Originally released in the not-so traditional metal friendly climate of 1999, Quicksand Dream’s Aelin: A Story About Destiny has been rescued from obscurity by Planet Metal Records. The back story is pretty simple and all too-familiar, as the band circulated roughly 30 CDRs (remember those?) amongfriends upon completion, only for the band to quickly dissolve and fade into the background. Hopefully this doesn’t kick-start a new trend of lesser-worthy bands crawling out of the woodwork with hopes of having their works heard, but anyway…

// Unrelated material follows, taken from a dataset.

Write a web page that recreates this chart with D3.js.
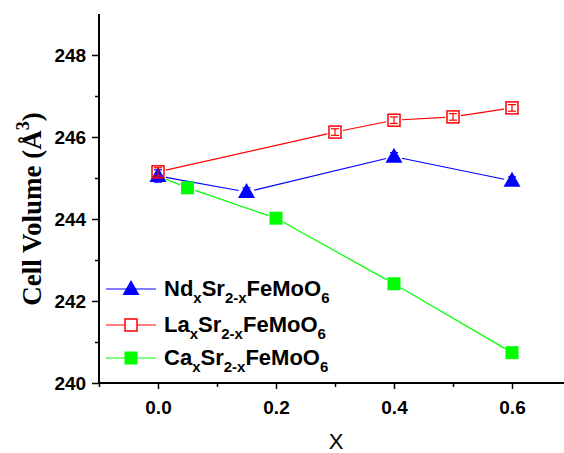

The Swedish duo of Göran Jacobson and Patrick Backlund have created a concept album (most likely involving a character named “Aelin”) that quickly wraps its tentacles around the proto-metal works of Manilla Road, and Rush, drawing instant parallels to modern traditionalists While Heaven Wept and Atlantean Kodex. The production is suitably dry and raw, sounding as if it were recorded during 70s, a trait that gives the album some allure.
Jacobson is awfully nasal and Ian Anderson-like, although he has some cool moments during portions of “A Child Is Born” and the very-prog “The Lighthouse’s Dream.” The momentum-driven “Caress of the Breeze” emerges as the real standout here, with adventurous bass lines and bounties of twinguitar action topping things off, while the concept eventually climaxes with the nearly 10-minute “Aelin’s Oath.”
Given its original place in time, Aelin: A Story About Destiny sticks out like a sore thumb, but today’s metal climate is diverse enough to welcome such albums. Although it’s not exactly world-beating, it’s an album at least worth hearing, especially for those who know what it’s like to have one’s CDR dreams effectively buried.